New Delhi, Apr 4 (UNI) In an effort to attain sustainable management in water resources the government is moving towards Integrated Water Resources Management (IWRM) to tackle all water related issues in an comprehensive manner blending new technologies with traditional systems.
The IWRM approach has become the focus involving engineering, socio-economic and enviromental aspects and look at the problem in totality. It will entail developing hydro power, while at the same time tackling lowering ground water table and natural disasters like floods and droughts. Traditional system of water management through building ponds and smaller tanks is also being integrated with camal and pumped ground water irrigation. "An integrated approach would minimise the conflicts among the multiplicity of agencies working in the water sector, each having different goals, motivation and dynamics", an official note said.
IWRM is based on the perception of water as an integral part of the ecosystem, a natural resource and a pivot for socio-economic development and the quantity and quality determine the nature of its utilization. In developing and using water resources, priority has to be given to the satisfaction of basic needs and the safeguarding of ecosystems, Water Ministry sources said.
Integrated water resources management, including the integration of land and water related aspects, have to be carried out at basin or sub-basin levels and the objective would be to promote a dynamic, interactive and multisectoral approach to water resources management, including the identification and protection of potential sources of freshwater supply that integrates technological, socio-economic environmental, ecological and human health considerations.
It would also help plan for sustainable development and rational utilisation, protection, conservation and management of water resources based on community needs and priorities within the framework of national water policy.
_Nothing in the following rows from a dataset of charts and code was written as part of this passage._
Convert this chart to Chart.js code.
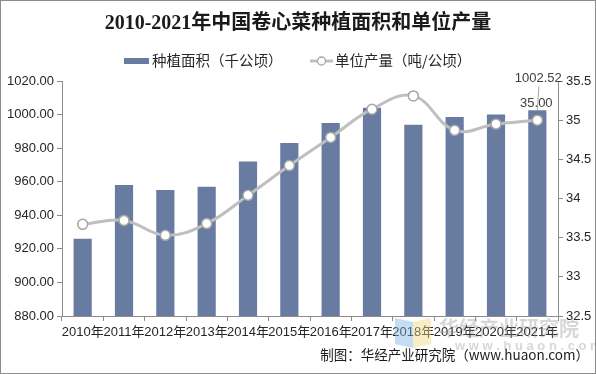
<!DOCTYPE html>
<html lang="zh">
<head>
<meta charset="UTF-8" />
<title>2010-2021年中国卷心菜种植面积和单位产量</title>
<style>
  body { margin: 0; background: #fff; }
  #wrap { width: 596px; height: 374px; }
</style>
<script src="https://cdn.jsdelivr.net/npm/chart.js"></script>
</head>
<body>
<div id="wrap"><canvas id="c" width="596" height="374"></canvas></div>
<script>
  const years = ['2010年','2011年','2012年','2013年','2014年','2015年','2016年','2017年','2018年','2019年','2020年','2021年'];
  const area = [926, 958, 955, 957, 972, 983, 995, 1004, 994, 998.5, 1000, 1002.52];   // 千公顷
  const yieldPerHa = [33.67, 33.72, 33.53, 33.68, 34.04, 34.42, 34.78, 35.14, 35.31, 34.87, 34.95, 35.00]; // 吨/公顷
  const leftTicks = [880, 1020, 20];
  const rightTicks = [32.5, 35.5, 0.5];

  const sans = '"Liberation Sans", Arial, "Noto Sans CJK SC", sans-serif';
  const cjk = '"Noto Sans CJK SC", "Liberation Sans", sans-serif';
  const barColor = '#687ba1';
  const lineColor = '#bfbfbf';

  // title, legend, end labels, watermark, source, frame
  const decor = {
    id: 'decor',
    beforeDraw(chart) {
      const c = chart.ctx;
      c.save();
      c.fillStyle = '#fff';
      c.fillRect(0, 0, chart.width, chart.height);
      c.restore();
    },
    afterDraw(chart) {
      const c = chart.ctx;
      c.save();
      // title
      c.fillStyle = '#1a1a1a';
      c.textAlign = 'center';
      c.textBaseline = 'middle';
      c.font = 'bold 20px "Liberation Serif", "Noto Sans CJK SC", serif';
      c.fillText('2010-2021年中国卷心菜种植面积和单位产量', 298, 24);

      // legend
      c.textAlign = 'left';
      c.font = '14.5px ' + cjk;
      c.fillStyle = barColor;
      c.fillRect(124, 58, 25, 6);
      c.fillStyle = '#262626';
      c.fillText('种植面积（千公顷）', 152, 60);
      c.strokeStyle = lineColor;
      c.lineWidth = 3;
      c.beginPath(); c.moveTo(310, 61); c.lineTo(333, 61); c.stroke();
      c.beginPath(); c.arc(321.5, 61, 4, 0, Math.PI * 2);
      c.fillStyle = '#fff'; c.fill();
      c.lineWidth = 1.3; c.strokeStyle = '#a6a6a6'; c.stroke();
      c.fillStyle = '#262626';
      c.fillText('单位产量（吨/公顷）', 335, 60);

      // labels for the last year
      const last = years.length - 1;
      const bar = chart.getDatasetMeta(1).data[last];
      const pt = chart.getDatasetMeta(0).data[last];
      c.font = '13px ' + sans;
      c.fillStyle = '#404040';
      c.textAlign = 'center';
      const ly = bar.y - 32;
      c.strokeStyle = '#a6a6a6';
      c.lineWidth = 1;
      c.beginPath(); c.moveTo(bar.x + 1.5, ly + 8); c.lineTo(bar.x, bar.y); c.stroke();
      c.fillText(area[last].toFixed(2), bar.x + 1, ly);
      c.fillText(yieldPerHa[last].toFixed(2), pt.x - 1, pt.y - 17);

      // watermark
      c.globalAlpha = 0.45;
      c.fillStyle = '#7fb2e8';
      c.beginPath(); c.moveTo(395, 318); c.lineTo(413, 322); c.lineTo(413, 348); c.lineTo(395, 344); c.closePath(); c.fill();
      c.fillStyle = '#f2d680';
      c.beginPath(); c.moveTo(413, 322); c.lineTo(431, 318); c.lineTo(431, 344); c.lineTo(413, 348); c.closePath(); c.fill();
      c.globalAlpha = 0.35;
      c.fillStyle = '#8c8c8c';
      c.textAlign = 'left';
      c.font = 'bold 20px ' + cjk;
      c.fillText('华经产业研究院', 439, 328);
      c.font = 'bold 13px ' + sans;
      c.fillText('w w w . h u a o n . c o m', 455, 346);
      c.globalAlpha = 1;

      // source
      c.fillStyle = '#1a1a1a';
      c.textAlign = 'right';
      c.font = '13.5px ' + cjk;
      c.fillText('制图：华经产业研究院（www.huaon.com）', 589, 355);

      // frame
      c.strokeStyle = '#8c8c8c';
      c.lineWidth = 1;
      c.strokeRect(0.5, 0.5, chart.width - 1, chart.height - 1);
      c.restore();
    }
  };

  const axisGrid = { drawOnChartArea: false, drawTicks: true, tickLength: 5, color: '#8c8c8c' };
  const axisBorder = { display: true, color: '#8c8c8c', width: 1 };

  new Chart(document.getElementById('c'), {
    data: {
      labels: years,
      datasets: [
        {
          type: 'line',
          label: '单位产量（吨/公顷）',
          data: yieldPerHa,
          yAxisID: 'y1',
          borderColor: lineColor,
          borderWidth: 3,
          tension: 0.4,
          pointRadius: 5,
          pointBackgroundColor: '#fff',
          pointBorderColor: '#a6a6a6',
          pointBorderWidth: 1.5,
          order: 0
        },
        {
          type: 'bar',
          label: '种植面积（千公顷）',
          data: area,
          yAxisID: 'y',
          backgroundColor: barColor,
          barPercentage: 0.44,
          categoryPercentage: 1,
          order: 1
        }
      ]
    },
    options: {
      responsive: false,
      animation: false,
      devicePixelRatio: 1,
      layout: { padding: { top: 81, bottom: 36, left: 0, right: 0 } },
      plugins: { legend: { display: false }, title: { display: false }, tooltip: { enabled: false } },
      scales: {
        x: {
          grid: Object.assign({ offset: true }, axisGrid),
          border: axisBorder,
          ticks: { color: '#262626', font: { family: sans, size: 13 }, padding: 4, maxRotation: 0, autoSkip: false },
          afterFit(s) { s.height = 22; }
        },
        y: {
          position: 'left',
          min: leftTicks[0], max: leftTicks[1],
          grid: axisGrid,
          border: axisBorder,
          ticks: { stepSize: leftTicks[2], color: '#262626', font: { family: sans, size: 13 }, padding: 3,
                   callback: v => v.toFixed(2) },
          afterFit(s) { s.width = 62; }
        },
        y1: {
          position: 'right',
          min: rightTicks[0], max: rightTicks[1],
          grid: axisGrid,
          border: axisBorder,
          ticks: { stepSize: rightTicks[2], color: '#262626', font: { family: sans, size: 13 }, padding: 3,
                   callback: v => String(v) },
          afterFit(s) { s.width = 38; }
        }
      }
    },
    plugins: [decor]
  });
</script>
</body>
</html>
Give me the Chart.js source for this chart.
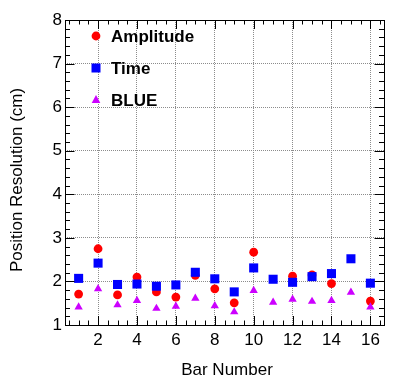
<!DOCTYPE html>
<html>
<head>
<meta charset="utf-8">
<script src="https://cdn.jsdelivr.net/npm/chart.js@4.4.0/dist/chart.umd.min.js"></script>
<style>
  html, body { margin: 0; padding: 0; background: #fff; }
  #wrap { width: 406px; height: 388px; }
</style>
</head>
<body>
<div id="wrap"><canvas id="c" width="406" height="388"></canvas></div>
<script>
const bars = [1, 2, 3, 4, 5, 6, 7, 8, 9, 10, 11, 12, 13, 14, 15, 16];
const amplitude = [1.71, 2.75, 1.69, 2.10, 1.76, 1.64, 2.14, 1.83, 1.51, 2.67, null, 2.12, 2.15, 1.95, null, 1.55];
const timeRes = [2.07, 2.42, 1.93, 1.94, 1.89, 1.92, 2.21, 2.06, 1.76, 2.31, 2.05, 1.98, 2.11, 2.18, 2.52, 1.96];
const blueRes = [1.41, 1.83, 1.46, 1.56, 1.38, 1.43, 1.61, 1.44, 1.30, 1.79, 1.52, 1.59, 1.54, 1.56, 1.75, 1.41];
const xTicks = [2, 4, 6, 8, 10, 12, 14, 16];
const yTicks = [1, 2, 3, 4, 5, 6, 7, 8];

const FONT = "'Liberation Sans', Arial, sans-serif";

function toPoints(vals) {
  return bars.map((b, i) => ({ x: b, y: vals[i] }));
}

// frame, inside ticks, legend and axis titles (ROOT style)
const rootFrame = {
  id: "rootFrame",
  afterDraw(chart) {
    const ctx = chart.ctx;
    const a = chart.chartArea;
    const xs = chart.scales.x;
    const ys = chart.scales.y;
    ctx.save();
    ctx.strokeStyle = "#000";
    ctx.lineWidth = 1;
    ctx.beginPath();
    // x ticks every 0.5
    for (let k = 1; k <= 33; k++) {
      const v = k / 2;
      const px = Math.round(xs.getPixelForValue(v)) + 0.5;
      const len = v % 2 === 0 ? 9 : 4.5;
      ctx.moveTo(px, a.bottom);
      ctx.lineTo(px, a.bottom - len);
      ctx.moveTo(px, a.top);
      ctx.lineTo(px, a.top + len);
    }
    // y ticks every 0.2
    for (let k = 0; k <= 35; k++) {
      const v = 1 + k * 0.2;
      const py = Math.round(ys.getPixelForValue(v)) + 0.5;
      const len = k % 5 === 0 ? 9.5 : 5;
      ctx.moveTo(a.left, py);
      ctx.lineTo(a.left + len, py);
      ctx.moveTo(a.right, py);
      ctx.lineTo(a.right - len, py);
    }
    ctx.stroke();
    ctx.strokeRect(Math.round(a.left) + 0.5, Math.round(a.top) + 0.5,
      Math.round(a.right - a.left), Math.round(a.bottom - a.top));

    // legend
    const lx = a.left + 31;
    const rows = [
      { label: "Amplitude", y: a.top + 16, shape: "circle", color: "#ff0000" },
      { label: "Time", y: a.top + 48, shape: "rect", color: "#0000ff" },
      { label: "BLUE", y: a.top + 80, shape: "triangle", color: "#cc00ff" },
    ];
    rows.forEach((r) => {
      ctx.fillStyle = r.color;
      ctx.beginPath();
      if (r.shape === "circle") {
        ctx.arc(lx, r.y, 4.4, 0, Math.PI * 2);
      } else if (r.shape === "rect") {
        ctx.rect(lx - 4.5, r.y - 4.5, 9, 9);
      } else {
        ctx.moveTo(lx, r.y - 5);
        ctx.lineTo(lx + 4.3, r.y + 3);
        ctx.lineTo(lx - 4.3, r.y + 3);
        ctx.closePath();
      }
      ctx.fill();
      ctx.fillStyle = "#000";
      ctx.font = "bold 17px " + FONT;
      ctx.textAlign = "left";
      ctx.textBaseline = "middle";
      ctx.fillText(r.label, lx + 15, r.y + 1);
    });

    // axis titles
    ctx.fillStyle = "#000";
    ctx.font = "17px " + FONT;
    ctx.textAlign = "center";
    ctx.textBaseline = "middle";
    ctx.fillText("Bar Number", 227, 370);
    ctx.translate(17, 180);
    ctx.rotate(-Math.PI / 2);
    ctx.fillText("Position Resolution (cm)", 0, 0);
    ctx.restore();
  },
};

const ctx = document.getElementById("c").getContext("2d");
new Chart(ctx, {
  type: "scatter",
  data: {
    datasets: [
      {
        label: "Amplitude",
        data: toPoints(amplitude),
        pointStyle: "circle",
        pointRadius: 4.4,
        backgroundColor: "#ff0000",
        borderWidth: 0,
        order: 2,
      },
      {
        label: "Time",
        data: toPoints(timeRes),
        pointStyle: "rect",
        pointRadius: 6.4,
        backgroundColor: "#0000ff",
        borderWidth: 0,
        order: 1,
      },
      {
        label: "BLUE",
        data: toPoints(blueRes),
        pointStyle: "triangle",
        pointRadius: 4.8,
        backgroundColor: "#cc00ff",
        borderWidth: 0,
        order: 0,
      },
    ],
  },
  options: {
    responsive: false,
    animation: false,
    devicePixelRatio: 1,
    layout: { padding: { top: 20, right: 22, left: 0, bottom: 0 } },
    plugins: {
      legend: { display: false },
      tooltip: { enabled: false },
    },
    scales: {
      x: {
        type: "linear",
        min: 0.3,
        max: 16.7,
        afterBuildTicks: (axis) => {
          axis.ticks = xTicks.map((v) => ({ value: v }));
        },
        afterFit: (s) => {
          s.height = 63;
        },
        grid: { color: "#8c8c8c", lineWidth: 1, drawTicks: false },
        border: { display: false, dash: [1, 1] },
        ticks: {
          autoSkip: false,
          maxRotation: 0,
          padding: 5,
          color: "#000",
          font: { family: FONT, size: 17 },
        },
      },
      y: {
        min: 1,
        max: 8,
        afterBuildTicks: (axis) => {
          axis.ticks = yTicks.map((v) => ({ value: v }));
        },
        afterFit: (s) => {
          s.width = 65;
        },
        grid: { color: "#8c8c8c", lineWidth: 1, drawTicks: false },
        border: { display: false, dash: [1, 1] },
        ticks: {
          padding: 3,
          color: "#000",
          font: { family: FONT, size: 17 },
        },
      },
    },
  },
  plugins: [rootFrame],
});
</script>
</body>
</html>
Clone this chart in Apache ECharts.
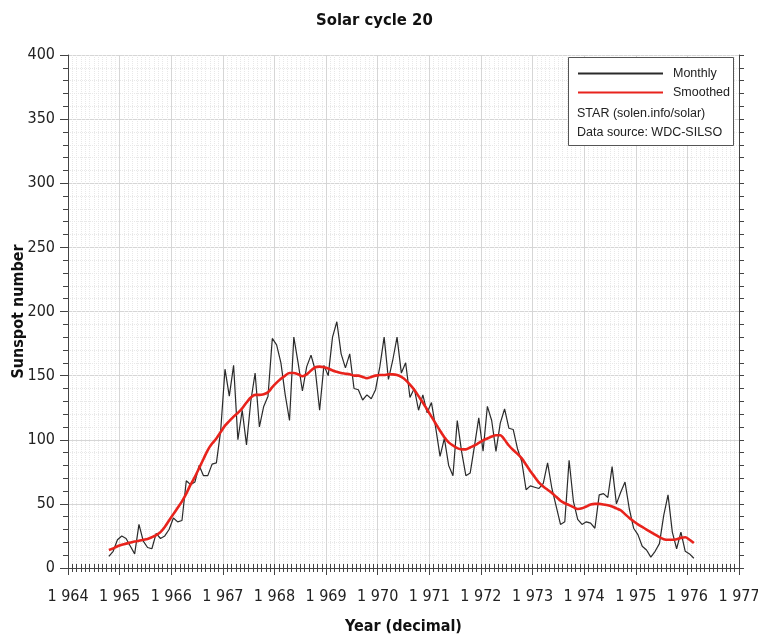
<!DOCTYPE html>
<html>
<head>
<meta charset="utf-8">
<script src="https://cdn.jsdelivr.net/npm/echarts@6/dist/echarts.min.js"></script>
<style>
  html, body { margin: 0; padding: 0; background: #fff; }
  #solar-chart { width: 758px; height: 638px; }
</style>
</head>
<body>
<div id="solar-chart"></div>
<script>
// first month of the series: October 1964, one value per month
let startYear = 1964
let startMonth = 10

let monthly = [
  9, 13, 22, 25, 23, 17, 11, 34, 21, 16,
  15, 27, 23, 25, 30, 39, 36, 37, 68, 65,
  67, 80, 72, 72, 81, 82, 107, 155, 134, 158,
  100, 123, 96, 130, 152, 110, 126, 134, 179, 174,
  160, 135, 115, 180, 160, 138, 157, 166, 154, 123,
  158, 150, 180, 192, 167, 156, 167, 140, 139, 131,
  135, 132, 139, 157, 180, 147, 162, 180, 152, 160,
  133, 140, 123, 135, 121, 129, 109, 87, 101, 80,
  72, 115, 91, 72, 74, 95, 117, 91, 126, 115,
  91, 113, 124, 109, 108, 93, 83, 61, 64, 63,
  62, 66, 82, 62, 48, 34, 36, 84, 52, 38,
  34, 36, 35, 31, 57, 58, 55, 79, 50, 59,
  67, 46, 31, 26, 17, 14, 8.5, 13, 19, 41,
  57, 28, 15, 28, 13, 11, 7.6
]

let smoothed = [
  14, 15.3, 17, 18.2, 19, 19.8, 20.6, 21.2, 22, 22.7,
  24, 25.6, 28, 32, 37, 42, 47, 52, 58, 65,
  71, 78, 85, 92, 97, 101, 106, 111, 114.5, 118,
  121, 124.5, 129, 133, 135, 135, 135.5, 137, 141, 144.5,
  147.5, 150, 152, 152, 151, 149.5, 151, 154, 156.5, 157,
  156.5, 155.5, 154, 153, 152, 151.5, 151, 150, 150, 149,
  148, 149, 150, 150.5, 150.5, 151, 151, 150.5, 149, 146.5,
  143, 139, 134, 129, 123.5, 118, 112.5, 107, 102, 98,
  95.5, 93.5, 92.5, 92.5, 94, 95.5, 97.5, 99.5, 101, 102.5,
  103.5, 103.5, 100, 95.5, 92, 89, 85.5, 80.5, 75.5, 71,
  66.5, 63.5, 61, 58.5, 55.5, 52.5, 50.5, 49, 47.5, 46,
  46.5, 48, 49.5, 50, 50, 49.5, 49, 48, 46.5, 45,
  42, 39, 36.5, 34, 32, 30, 28, 26, 24, 22.5,
  22, 22, 22.5, 23.5, 24, 22, 19.5
]

let seriesNames = ['Monthly', 'Smoothed']
let notes = ['STAR (solen.info/solar)', 'Data source: WDC-SILSO']

// decimal year at the middle of each month
function toPairs(values) {
  return values.map(function (v, i) {
    return [startYear + (startMonth - 1 + i + 0.5) / 12, v]
  })
}

let labelFont = "'DejaVu Sans Condensed', 'DejaVu Sans', sans-serif"
let legendFont = "'Liberation Sans', Arial, sans-serif"
let axisColor = '#444'

function yearLabel(v) {
  let s = String(v)
  return s.slice(0, 1) + ' ' + s.slice(1)
}

let chart = echarts.init(document.getElementById('solar-chart'))

let option = {
  backgroundColor: '#fff',
  animation: false,
  title: {
    text: 'Solar cycle 20',
    left: 311,
    top: 7,
    textStyle: {
      fontFamily: labelFont,
      fontWeight: 'bold',
      fontSize: 16.5,
      color: '#111'
    }
  },
  grid: {
    left: 68,
    right: 19,
    top: 55,
    bottom: 70,
    outerBoundsMode: 'none'
  },
  legend: {
    orient: 'vertical',
    left: 577,
    top: 67,
    z: 6,
    padding: 0,
    itemWidth: 85,
    itemHeight: 14,
    itemGap: 6,
    itemStyle: { opacity: 0 },
    data: seriesNames,
    textStyle: {
      fontFamily: legendFont,
      fontSize: 12.5,
      color: '#222',
      padding: [0, 0, 0, 5]
    }
  },
  graphic: [
    {
      type: 'rect',
      z: 5,
      shape: { x: 568.5, y: 57.5, width: 165, height: 88 },
      style: { fill: '#fff', stroke: '#555', lineWidth: 1 }
    },
    {
      type: 'text',
      z: 6,
      left: 577,
      top: 107,
      style: {
        text: notes[0],
        fontFamily: legendFont,
        fontSize: 12.5,
        fill: '#222'
      }
    },
    {
      type: 'text',
      z: 6,
      left: 577,
      top: 126,
      style: {
        text: notes[1],
        fontFamily: legendFont,
        fontSize: 12.5,
        fill: '#222'
      }
    }
  ],
  xAxis: [
    {
      type: 'value',
      min: 1964,
      max: 1977,
      interval: 1,
      name: 'Year (decimal)',
      nameLocation: 'middle',
      nameGap: 51,
      nameMoveOverlap: false,
      nameTextStyle: {
        fontFamily: labelFont,
        fontWeight: 'bold',
        fontSize: 16,
        color: '#111'
      },
      axisLine: { lineStyle: { color: axisColor } },
      axisTick: { length: 7, lineStyle: { color: axisColor } },
      minorTick: { show: true, splitNumber: 12, length: 4, lineStyle: { color: axisColor } },
      axisLabel: {
        margin: 21,
        fontFamily: labelFont,
        fontSize: 16,
        color: '#222',
        formatter: yearLabel
      },
      splitLine: { show: true, lineStyle: { color: '#d6d6d6' } },
      minorSplitLine: { show: true, lineStyle: { color: '#e8e8e8', type: 'dotted' } }
    },
    {
      type: 'value',
      position: 'top',
      min: 1964,
      max: 1977,
      interval: 1,
      axisLine: { show: true, lineStyle: { color: axisColor } },
      axisTick: { show: true, length: 4, lineStyle: { color: axisColor } },
      minorTick: { show: true, splitNumber: 12, length: 4, lineStyle: { color: axisColor } },
      axisLabel: { show: false },
      splitLine: { show: false }
    }
  ],
  yAxis: [
    {
      type: 'value',
      min: 0,
      max: 400,
      interval: 50,
      name: 'Sunspot number',
      nameLocation: 'middle',
      nameGap: 41,
      nameMoveOverlap: false,
      nameTextStyle: {
        fontFamily: labelFont,
        fontWeight: 'bold',
        fontSize: 16,
        color: '#111'
      },
      axisLine: { show: true, lineStyle: { color: axisColor } },
      axisTick: { show: true, length: 8, lineStyle: { color: axisColor } },
      minorTick: { show: true, splitNumber: 5, length: 5, lineStyle: { color: axisColor } },
      axisLabel: {
        margin: 13,
        fontFamily: labelFont,
        fontSize: 16,
        color: '#222'
      },
      splitLine: { show: true, lineStyle: { color: '#d6d6d6' } },
      minorSplitLine: { show: true, lineStyle: { color: '#e8e8e8', type: 'dotted' } }
    },
    {
      type: 'value',
      position: 'right',
      min: 0,
      max: 400,
      interval: 50,
      axisLine: { show: true, lineStyle: { color: axisColor } },
      axisTick: { show: true, length: 5, lineStyle: { color: axisColor } },
      minorTick: { show: true, splitNumber: 5, length: 5, lineStyle: { color: axisColor } },
      axisLabel: { show: false },
      splitLine: { show: false }
    }
  ],
  series: [
    {
      name: seriesNames[0],
      type: 'line',
      data: toPairs(monthly),
      symbol: 'none',
      z: 3,
      lineStyle: { color: '#2a2a2a', width: 1.2 },
      itemStyle: { color: '#2a2a2a' }
    },
    {
      name: seriesNames[1],
      type: 'line',
      data: toPairs(smoothed),
      symbol: 'none',
      smooth: 0.3,
      z: 4,
      lineStyle: { color: '#e8231c', width: 2.6 },
      itemStyle: { color: '#e8231c' }
    }
  ]
}

chart.setOption(option)
</script>
</body>
</html>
The purpose is also to design, implement and evaluate projects and programmes that are socially appropriate and economically efficient within clearly defined strategies based on a participatory approach.
There is a need to strengthen or develop as required the appropriate institutional, legal and financial mechanisms to ensure that water policy and its implementation are a catalyst for sustainable social progress and economic growth.
The rationale of this proposed strategy is to meet the challenges in such a manner that development is sustained and the growth process does not disturb the delicately balanced environmental and ecological equilibrium, which are predominantly water centric.
Hence a project-centric development aggressively pursued during the early plans for catering specific need is sought to replaced by IWRM as it is better suited under the present circumstances for optimising the water resources allocation among competing multi-sectoral water demand/uses, sources said.
It is evident that suitably prioritizing the water demand from the socio-economic environmental point of view and simultaneously maintaining harmony among the different users, be it sectors or regions, should form the core of any long term vision that is being formulated for the water resources development and management.